Lincoln’s Inn Bog House

Found objects
Lincoln’s Inn Bog House, c. 1690
Iron nails: 9cm,8cm, 11cm, 8.7cm, 6.7cm, 3.4cm, 1.9cm, 2.5cm, 3.2cm, 3.4cm
Museum no: I.180

Not all museum objects are made, some are found, as with these nails said to be from the Lincoln’s Inn Bog House. The nails found their way into The Keeper’s collection wrapped in an old petticoat, clearly, these ‘keepsakes’ held sentimental charm for someone.

The Bog House was an example of early public toilets, built at the end of the seventeenth century, on the northeast side of New Square within the Inns of Court. They consisted of a long narrow building which held six privies.
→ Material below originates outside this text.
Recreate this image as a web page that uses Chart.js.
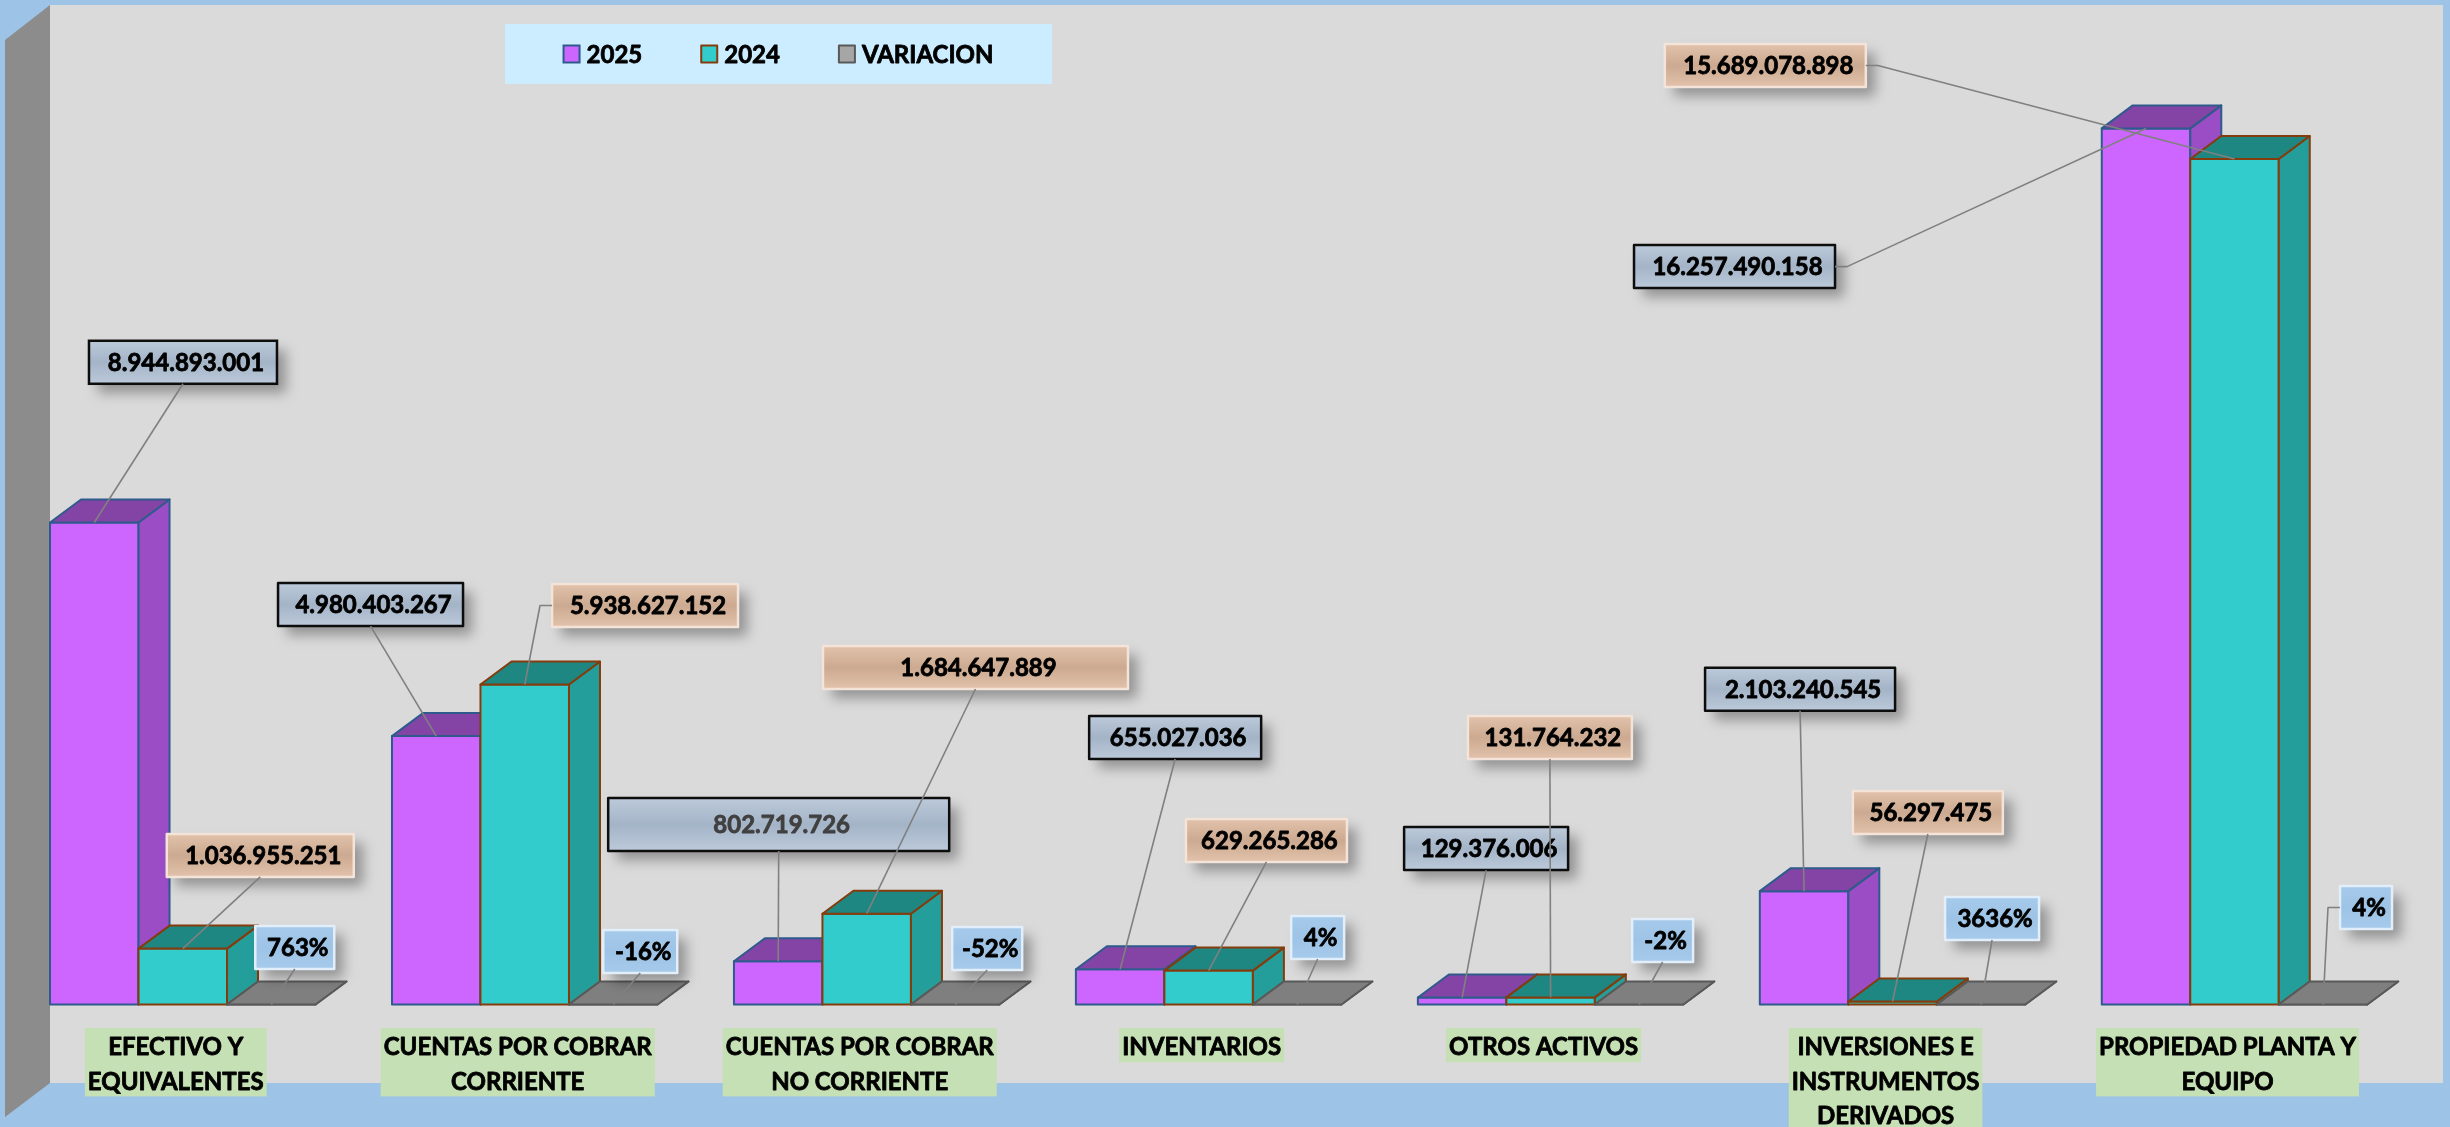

Today, there is a small plaque denoting their location, on it states that no windows to be built there because of the putrid smell they emanated. Despite this, by the 1720s its proximity to many of London’s Molly houses made it a notorious cruising ground. As an excerpt from the London Journal reveals ‘the nocturnal assemblies of great numbers of the like vile persons… withdraw into some dark corners to endorse, as they call it, but in plain English to commit Sodomy' (7th May 1726). Lincoln's Inn Bog House was in time dismantled but not fully forgotten.